AIM: Gather every line holding the string "with".

[Rows from a dataset of charts and code]

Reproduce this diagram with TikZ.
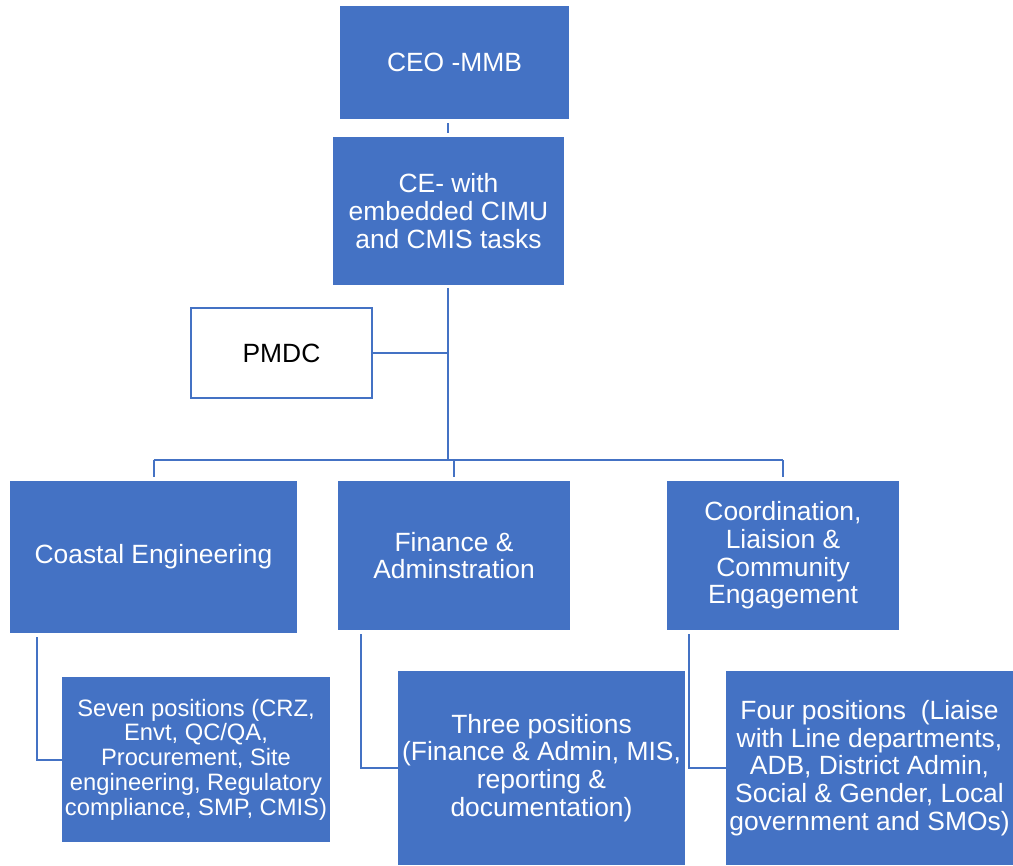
\documentclass[tikz,border=0pt]{standalone}
\usepackage{fontspec}
\setmainfont{Liberation Sans}
\usetikzlibrary{calc}
\definecolor{obl}{HTML}{4472C4}
\begin{document}
\begin{tikzpicture}[x=0.75pt,y=-0.75pt,
  box/.style={fill=obl,text=white,inner sep=0pt,align=center,
    font=\fontsize{19.8pt}{20.8pt}\selectfont},
  smallbox/.style={box,font=\fontsize{17.8pt}{18.6pt}\selectfont},
  wbox/.style={draw=obl,line width=1.5pt,fill=white,text=black,inner sep=0pt,align=center,
    font=\fontsize{19.8pt}{20.8pt}\selectfont},
  conn/.style={draw=obl,line width=1.5pt}]
\useasboundingbox (0,0) rectangle (1013,865);
\node[box,minimum width=171.75pt,minimum height=84.75pt] (ceo) at (454.5,62.5) {CEO -MMB};
\node[box,minimum width=173.25pt,minimum height=111pt] (ce) at (448.5,211) {CE- with\\embedded CIMU\\and CMIS tasks};
\node[wbox,minimum width=136pt,minimum height=67.5pt] (pmdc) at (281.5,353) {PMDC};
\node[box,minimum width=215.25pt,minimum height=114pt] (coast) at (153.5,557) {Coastal Engineering};
\node[box,minimum width=174pt,minimum height=111.75pt] (fin) at (454,555.5) {Finance \&\\Adminstration};
\node[box,minimum width=174pt,minimum height=111.75pt] (coord) at (783,555.5) {Coordination,\\Liaision \&\\Community\\Engagement};
\node[smallbox,minimum width=201pt,minimum height=123.75pt] (seven) at (196,759.5) {Seven positions (CRZ,\\Envt, QC/QA,\\Procurement, Site\\engineering, Regulatory\\compliance, SMP, CMIS)};
\node[box,minimum width=215.25pt,minimum height=145.5pt] (three) at (541.5,768) {Three positions\\(Finance \& Admin, MIS,\\reporting \&\\documentation)};
\node[box,minimum width=215.25pt,minimum height=145.5pt] (four) at (869.5,768) {Four positions\ \ (Liaise\\with Line departments,\\ADB, District Admin,\\Social \& Gender, Local\\government and SMOs)};
\coordinate (hub) at (448,460);
\coordinate (hl) at (153.5,460);
\coordinate (hr) at (783,460);
\draw[conn,shorten <=3pt,shorten >=3pt] (ceo.south -| hub) -- (ce.north -| hub);
\draw[conn,shorten <=2pt] (ce.south -| hub) -- (hub);
\draw[conn] (pmdc.east) -- (pmdc.east -| hub);
\draw[conn] (hl) -- (hr);
\draw[conn,shorten >=3pt] (hl) -- (coast.north);
\draw[conn,shorten >=3pt] (fin.north |- hub) -- (fin.north);
\draw[conn,shorten >=3pt] (hr) -- (coord.north);
\draw[conn,shorten <=3pt] ($(coast.south west)+(27,0)$) |- (seven.west);
\draw[conn,shorten <=3pt] ($(fin.south west)+(23,0)$) |- (three.west);
\draw[conn,shorten <=3pt] ($(coord.south west)+(22,0)$) |- (four.west);
\end{tikzpicture}
\end{document}
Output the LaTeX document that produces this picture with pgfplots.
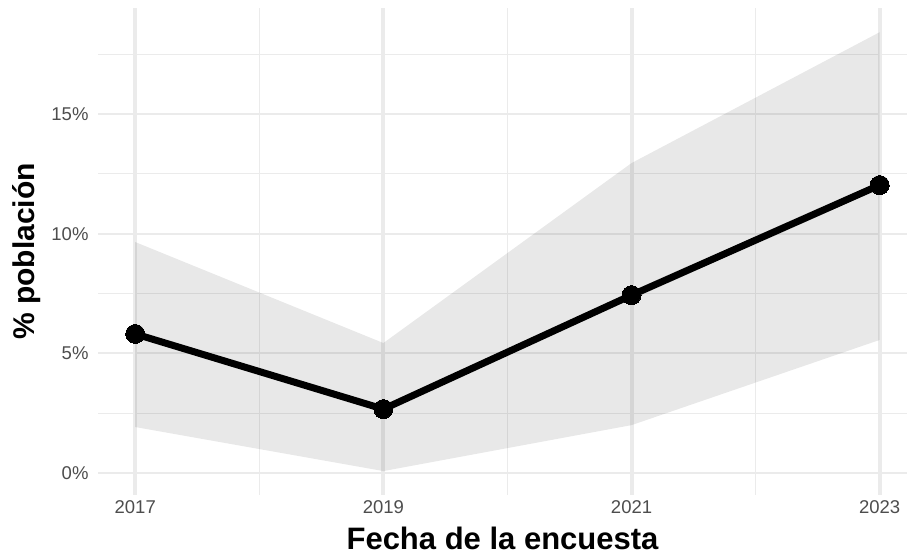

SOLUTION TO THE EXERCISE:
Reproduce this diagram with TikZ.
\node[box,minimum width=173.25pt,minimum height=111pt] (ce) at (448.5,211) {CE- with\\embedded CIMU\\and CMIS tasks};
\node[box,minimum width=215.25pt,minimum height=145.5pt] (four) at (869.5,768) {Four positions\ \ (Liaise\\with Line departments,\\ADB, District Admin,\\Social \& Gender, Local\\government and SMOs)};
Output the LaTeX document that produces this picture with pgfplots.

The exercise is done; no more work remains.